In practice, courts have generally awarded surplus proceeds to subsequent lienholders in the order of their priority and then, if there are additional proceeds, to the mortgagor. This concept, however, is not explicitly stated. The Estate did not rest on practice; instead, it challenged the trial and appellate courts to address the lack of specific language. In part, the Estate argued that a foreclosure sale extinguishes junior mortgages. If the junior mortgage is extinguished, there is no junior mortgage as referenced by the statute. The Estate also asserted that “neither the statute itself nor relevant case law explicitly guides the trial court in its determination of priority ….” [COA Opinion, p. 3.]

Appellate Analysis
The Court of Appeals accepted the case as a matter of first impression. The appellate court addressed the standing argument and discussed whether a junior mortgagee held a secured interest during the redemption period. The court did not rule on this issue though, since it determined that such a ruling was unnecessary to the rights of the parties.
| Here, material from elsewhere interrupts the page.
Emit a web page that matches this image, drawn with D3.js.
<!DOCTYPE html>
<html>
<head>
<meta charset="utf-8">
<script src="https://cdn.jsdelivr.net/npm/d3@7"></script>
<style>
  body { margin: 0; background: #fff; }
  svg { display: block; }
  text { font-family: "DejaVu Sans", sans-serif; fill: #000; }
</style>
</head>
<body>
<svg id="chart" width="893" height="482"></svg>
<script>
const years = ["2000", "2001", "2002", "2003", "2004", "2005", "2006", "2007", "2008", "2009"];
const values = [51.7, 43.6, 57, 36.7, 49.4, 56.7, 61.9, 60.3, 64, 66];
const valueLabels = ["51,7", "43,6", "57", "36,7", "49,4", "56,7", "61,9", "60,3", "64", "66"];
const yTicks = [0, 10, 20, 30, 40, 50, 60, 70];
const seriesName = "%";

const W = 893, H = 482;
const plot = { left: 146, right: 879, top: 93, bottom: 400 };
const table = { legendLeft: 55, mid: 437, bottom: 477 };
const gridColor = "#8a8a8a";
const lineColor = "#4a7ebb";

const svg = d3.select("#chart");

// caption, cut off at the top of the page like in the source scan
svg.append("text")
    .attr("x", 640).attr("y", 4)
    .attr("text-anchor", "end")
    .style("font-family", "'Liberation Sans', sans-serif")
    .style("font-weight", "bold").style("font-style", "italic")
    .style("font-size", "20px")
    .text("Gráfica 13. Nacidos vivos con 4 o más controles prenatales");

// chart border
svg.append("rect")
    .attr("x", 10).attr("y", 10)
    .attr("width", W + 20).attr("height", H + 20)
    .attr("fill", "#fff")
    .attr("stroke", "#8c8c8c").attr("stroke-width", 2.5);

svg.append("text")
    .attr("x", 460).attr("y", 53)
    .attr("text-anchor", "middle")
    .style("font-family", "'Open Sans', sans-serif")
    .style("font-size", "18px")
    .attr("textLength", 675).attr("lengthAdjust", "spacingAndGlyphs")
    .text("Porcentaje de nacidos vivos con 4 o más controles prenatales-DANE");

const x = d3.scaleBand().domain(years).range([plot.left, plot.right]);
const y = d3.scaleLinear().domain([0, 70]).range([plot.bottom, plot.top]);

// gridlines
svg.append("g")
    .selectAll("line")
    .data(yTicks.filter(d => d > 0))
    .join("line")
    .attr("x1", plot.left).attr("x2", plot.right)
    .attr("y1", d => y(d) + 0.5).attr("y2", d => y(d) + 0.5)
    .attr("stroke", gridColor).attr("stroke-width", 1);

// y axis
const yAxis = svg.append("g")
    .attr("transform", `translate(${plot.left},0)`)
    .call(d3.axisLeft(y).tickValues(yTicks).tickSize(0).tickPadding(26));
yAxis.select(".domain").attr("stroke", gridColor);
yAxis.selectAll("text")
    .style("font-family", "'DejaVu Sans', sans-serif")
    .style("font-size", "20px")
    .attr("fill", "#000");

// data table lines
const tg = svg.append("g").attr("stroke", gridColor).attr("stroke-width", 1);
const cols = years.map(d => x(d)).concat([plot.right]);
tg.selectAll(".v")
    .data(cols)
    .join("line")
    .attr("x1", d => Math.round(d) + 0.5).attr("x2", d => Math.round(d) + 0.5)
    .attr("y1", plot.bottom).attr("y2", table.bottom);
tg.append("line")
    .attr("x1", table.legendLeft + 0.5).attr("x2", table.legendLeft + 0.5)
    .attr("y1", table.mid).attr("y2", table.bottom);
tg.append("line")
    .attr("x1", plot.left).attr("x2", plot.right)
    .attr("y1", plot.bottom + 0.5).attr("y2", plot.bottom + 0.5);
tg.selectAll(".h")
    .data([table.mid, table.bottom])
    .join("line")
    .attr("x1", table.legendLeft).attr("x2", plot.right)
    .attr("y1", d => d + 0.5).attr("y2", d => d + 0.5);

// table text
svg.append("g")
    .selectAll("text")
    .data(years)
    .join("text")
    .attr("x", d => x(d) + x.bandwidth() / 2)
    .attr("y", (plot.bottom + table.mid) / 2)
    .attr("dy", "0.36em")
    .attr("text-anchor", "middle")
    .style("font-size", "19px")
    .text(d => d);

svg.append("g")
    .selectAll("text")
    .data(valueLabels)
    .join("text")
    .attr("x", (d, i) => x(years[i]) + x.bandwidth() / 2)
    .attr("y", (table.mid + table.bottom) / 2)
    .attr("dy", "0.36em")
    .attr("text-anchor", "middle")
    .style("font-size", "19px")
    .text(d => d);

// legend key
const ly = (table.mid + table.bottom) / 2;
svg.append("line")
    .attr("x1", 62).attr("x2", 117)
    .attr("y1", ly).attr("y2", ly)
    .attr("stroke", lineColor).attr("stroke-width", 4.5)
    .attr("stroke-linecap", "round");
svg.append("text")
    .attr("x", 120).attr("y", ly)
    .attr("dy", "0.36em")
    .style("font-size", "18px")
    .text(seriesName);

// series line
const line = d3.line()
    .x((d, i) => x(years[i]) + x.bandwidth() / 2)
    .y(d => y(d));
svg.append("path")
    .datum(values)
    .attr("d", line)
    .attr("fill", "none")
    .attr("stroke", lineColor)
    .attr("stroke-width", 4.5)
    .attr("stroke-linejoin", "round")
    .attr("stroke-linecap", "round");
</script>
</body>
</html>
As was maintained by PNC, the statute refers to the status of the parties at the time of the sale — not during the redemption period. Specifically, the court found that:

“[T]he language of MCL 600.3252’s final clause is unambiguous and clear in its direction. The statute plainly provides that the court shall enter an order [‘]directing the disposition of the surplus moneys or payment thereof in accordance with the rights of the claimant or claimant of persons interested.[’] MCL 600.3252 (emphasis added). As previously discussed, the Legislature clearly intended to limit application of the surplus statute to situations wherein a junior mortgage or lienholder held an interest in the foreclosed property at the time of the foreclosure sale. The rights of any subsequent mortgagees or lienholders are therefore coincidental to their interests in the property on foreclosure.” [COA Opinion, pp. 5-6.]
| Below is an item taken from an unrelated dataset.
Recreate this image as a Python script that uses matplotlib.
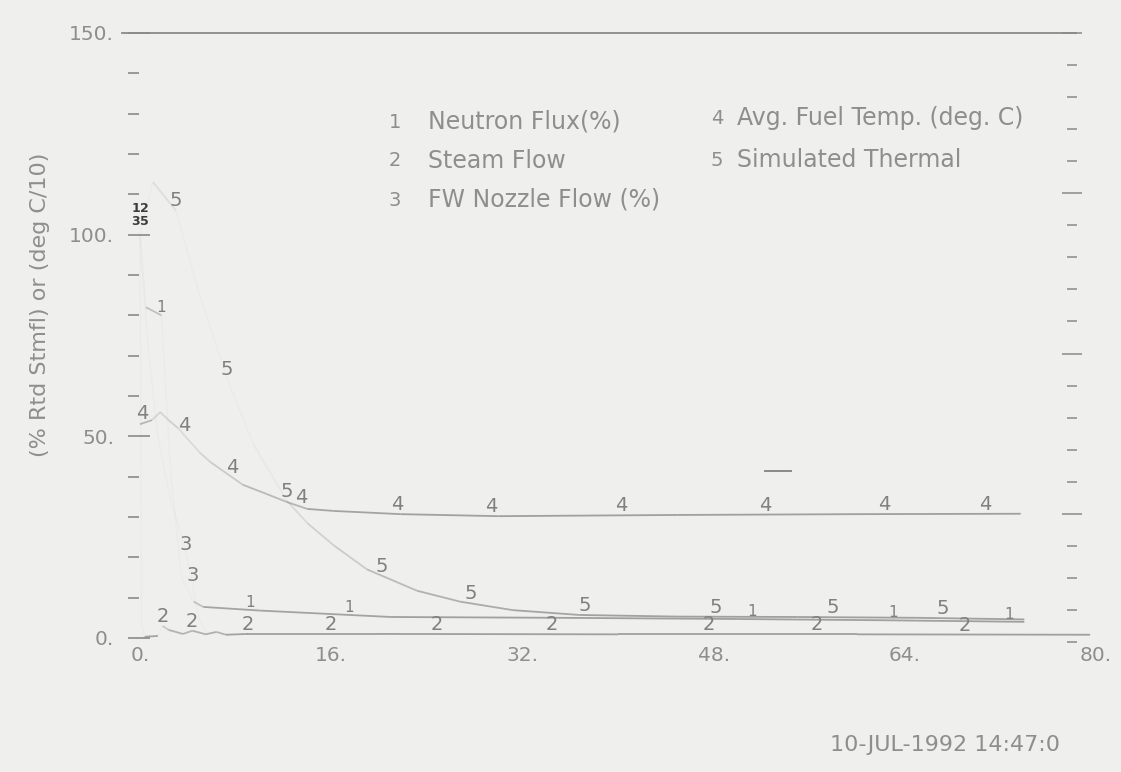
import matplotlib.pyplot as plt
import numpy as np
from matplotlib.collections import LineCollection

# time axis and curve values
t1 = [0, 0.5, 1.8, 2.6, 3.5, 4.5, 5.3, 10, 21, 35, 50, 62, 74]
v1 = [100, 82, 80, 40, 15, 9, 7.7, 6.8, 5.2, 5.0, 4.7, 4.4, 4.0]

t2 = [0, 0.15, 0.4, 1.5, 1.9, 2.4, 3.0, 3.6, 4.4, 5.5, 6.4, 7.2, 9, 20, 40, 60, 79.5]
v2 = [100, 3, 0.3, 0.5, 3.0, 2.0, 1.5, 1.0, 1.8, 0.9, 1.5, 0.8, 1.0, 1.0, 0.9, 0.9, 0.8]

t3 = [0, 0.6, 1.5, 2.5, 3.6, 4.0, 4.4, 4.9, 5.6]
v3 = [100, 75, 50, 35, 24, 19, 14, 5, 1]

t4 = [0, 1.0, 1.7, 2.4, 3.2, 5.0, 5.9, 8.6, 10.6, 12.3, 14.0, 16.2, 21.8, 30, 45, 60, 73.7]
v4 = [53, 54, 56, 54, 52, 46, 43.6, 38, 35.7, 33.7, 32, 31.5, 30.7, 30.2, 30.5, 30.7, 30.8]

t5 = [0, 1.1, 3.0, 5.0, 7.2, 9.5, 12.3, 14.0, 16.2, 19.0, 23.2, 26.8, 31.2, 36.8, 45, 55, 65, 74]
v5 = [100, 113, 106, 85, 65, 48, 34, 28.5, 23, 17, 11.7, 9, 6.9, 5.7, 5.3, 5.2, 5.0, 4.6]

# where the curve number markers sit along each curve
lab1 = [0, 1.8, 9.2, 17.5, 51.2, 63, 72.7]
lab2 = [0, 1.9, 4.3, 9.0, 16.0, 24.8, 34.5, 47.6, 56.6, 69.0]
lab3 = [0, 3.85, 4.45]
lab4 = [0.2, 3.7, 7.7, 13.5, 21.5, 29.4, 40.3, 52.3, 62.3, 70.7]
lab5 = [0, 3.0, 7.3, 12.3, 20.2, 27.7, 37.2, 48.2, 58, 67.2]

# stray dash near t=53
dash_t = [52.3, 54.5]
dash_v = [41.5, 41.5]

legend_left = ["Neutron Flux(%)", "Steam Flow", "FW Nozzle Flow (%)"]
legend_right = ["Avg. Fuel Temp. (deg. C)", "Simulated Thermal"]

xticks = [0, 16, 32, 48, 64, 80]
yticks = [0, 50, 100, 150]

grey = '#8a8a8a'
txt = '#8e8e8e'
bg = '#efefed'

# the t=0 markers pile up into a dark clump; nudge them into a tight 2x2 block
start_off = {1: (-3, 14), 2: (3, 14), 3: (-3, 5), 5: (3, 5)}

fig = plt.figure(figsize=(11.21, 7.72), dpi=100, facecolor=bg)
ax = fig.add_axes([122 / 1121, 1 - 642 / 772, 980 / 1121, 609 / 772])
ax.set_facecolor('none')
ax.set_xlim(-1.5, 80.5)
ax.set_ylim(-1, 150)

for s in ['right', 'bottom']:
    ax.spines[s].set_visible(False)
ax.spines['top'].set_color(grey)
ax.spines['top'].set_linewidth(1.3)
ax.spines['top'].set_bounds(-1.5, 78.3)
ax.spines['left'].set_position(('data', -1.0))
ax.spines['left'].set_color('none')

ax.set_xticks(xticks)
ax.set_xticklabels([f"{x}." for x in xticks])
ax.set_yticks(yticks)
ax.set_yticklabels([f"{y}." for y in yticks])
ax.set_yticks(np.arange(10, 150, 10), minor=True)
ax.tick_params(axis='x', length=0, pad=3, labelsize=14.5, labelcolor=txt)
ax.tick_params(axis='y', which='major', direction='in', length=16, width=1.2,
               color=grey, pad=10, labelsize=14.5, labelcolor=txt)
ax.tick_params(axis='y', which='minor', direction='in', length=8, width=1.2, color=grey)

# right-hand tick column
ax2 = ax.twinx()
ax2.set_ylim(19, 0)
for s in ax2.spines.values():
    s.set_visible(False)
ax2.spines['right'].set_visible(True)
ax2.spines['right'].set_color('none')
ax2.spines['right'].set_position(('data', 78.0))
ax2.set_yticks(np.arange(0, 20, 5))
ax2.set_yticks(np.arange(0, 20, 1), minor=True)
ax2.set_yticklabels([])
ax2.tick_params(axis='y', which='major', direction='inout', length=14, width=1.1, color=grey)
ax2.tick_params(axis='y', which='minor', direction='inout', length=7, width=1.1, color=grey)


def faint_line(t, v):
    pts = np.column_stack([t, v])
    px = ax.transData.transform(pts)
    d = np.diff(px, axis=0)
    ang = np.degrees(np.arctan2(np.abs(d[:, 1]), np.abs(d[:, 0]) + 1e-9))
    alpha = np.clip(1.0 - ang / 65.0, 0.04, 1.0) * 0.8
    segs = np.stack([pts[:-1], pts[1:]], axis=1)
    cols = [(0.55, 0.55, 0.55, a) for a in alpha]
    ax.add_collection(LineCollection(segs, colors=cols, linewidths=1.3))


def markers(n, t, v, where, size=14):
    ys = np.interp(where, t, v)
    for x, y in zip(where, ys):
        if x == 0 and n in start_off:
            ax.annotate(str(n), (x, y), xytext=start_off[n], textcoords='offset points',
                        ha='center', va='bottom', fontsize=9, color='#3c3c3c',
                        fontweight='bold')
            continue
        ax.annotate(str(n), (x, y), xytext=(0, 0), textcoords='offset points',
                    ha='center', va='bottom', fontsize=size, color='#808080')


series = [(1, t1, v1, lab1, 11), (2, t2, v2, lab2, 14), (3, t3, v3, lab3, 14),
          (4, t4, v4, lab4, 14), (5, t5, v5, lab5, 14)]
for n, t, v, lab, size in series:
    faint_line(t, v)
    markers(n, t, v, lab, size)

ax.plot(dash_t, dash_v, color=grey, lw=1.4)

# legend block
for i, name in enumerate(legend_left):
    y = 1 - (122 + 39 * i) / 772
    fig.text(395 / 1121, y, str(i + 1), ha='center', va='center', fontsize=14, color=txt)
    fig.text(428 / 1121, y, name, ha='left', va='center', fontsize=17, color=txt)
for i, name in enumerate(legend_right):
    y = 1 - (118 + 42 * i) / 772
    fig.text(717 / 1121, y, str(i + 4), ha='center', va='center', fontsize=14, color=txt)
    fig.text(737 / 1121, y, name, ha='left', va='center', fontsize=17, color=txt)

fig.text(40 / 1121, 1 - 305 / 772, "(% Rtd Stmfl) or (deg C/10)", rotation=90,
         ha='center', va='center', fontsize=16, color=txt)
fig.text(945 / 1121, 1 - 745 / 772, "10-JUL-1992 14:47:0",
         ha='center', va='center', fontsize=16, color=txt)

fig.savefig('out.png', dpi=100, facecolor=bg)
Further, the Court of Appeals noted that MCL 565.29 and supporting case law provide guidance for a court’s determination of priority. Specifically, MCL 565.29 (Michigan’s race-notice statute) provides a determination of lien interests; i.e., a conveyance of real estate that is not recorded “shall be void as against any subsequent purchaser in good faith and for a valuable consideration, of the same real estate or any portion thereof, whose conveyance shall be first duly recorded.”

PNC held an interest that was subsequent to the foreclosing party and superior to that held by the mortgagor. The Estate argued that the trial court failed to conduct a hearing on the facts; but, as noted by the Court of Appeals, the Estate did not challenge the facts. The Court of Appeals summed up its position with the following:

“[A] reading of MCL 600.3252 leads us to conclude that a court must distribute foreclosure sale surplus funds claimed under that statute according to the priority of interests in the foreclosed property. Here, PNC filed its claim for the surplus funds in accordance with MCL 600.3252, and the circuit court properly entered an order distributing the surplus funds to PNC after determining that PNC’s interest had priority.” [COA Opinion, p. 7.]

Conclusion
The holding in this case should put to rest any arguments concerning the lack of specificity in the statute. The Court of Appeals confirmed general practice and application. The outcome also lays to rest any concerns regarding priority and standing to obtain surplus proceeds between a junior lienholder and the foreclosed borrower, and provides a specific method for trial courts to render a decision as to the rights of these parties.